Hopefully, in this essay, I have given some sort of idea what the life of a woman in Shakespeare/More 16th century England (or in More’s literary Utopia, which was obviously influenced by the world he lived in). I feel there were certainly false expectations of women at the time and their life appeared to be organised from when they were born (which makes Desdemona’s independent stance on marriage all the more daring). There were several unwritten rules for women at the time and a lot of stereotypification, neither, of which Desdemona fitted in easily with. She didn’t exactly follow the rules but she wasn’t a stereotypical rebellious woman either due to marrying a black man much older than she marries. Woman definitely play an important role in “Othello” though, even if they aren’t onstage a lot of the time, they seem to hold the moral high ground in the play.
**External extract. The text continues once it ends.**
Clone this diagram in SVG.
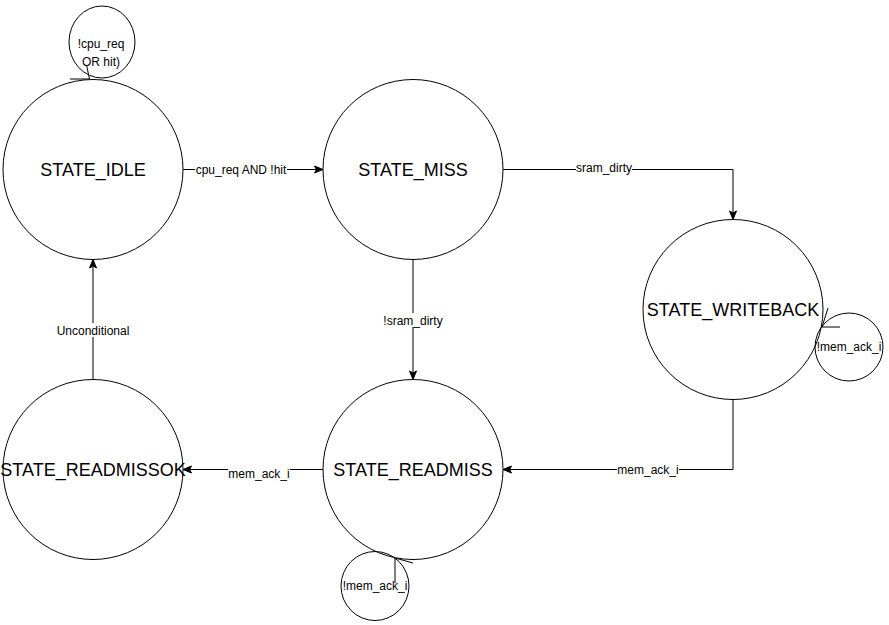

I feel it is a insult to call the play a “domestic tragedy” due to it’s exoticness and the demeaning of a murder which calling it “domestic” basically amounts to.
Thomas More appears more concerned about humans than gender but still treats them specially in some ways, mainly protecting them or making life easier for them (if they’re pregnant). While, this protecting of women from the harsher trades and parts of life may seem condescending to a modern feminist, it would still prove a much more happier life than what they were enjoying in the 16th century and he makes some attempts at equality as aforementioned in the essay. So, basically I believe the two books accurately reflect in their individual ways what the role of a woman was in the 15 or 16th centuries and contained daring (for their time) ideas as to their treatment in the following centuries.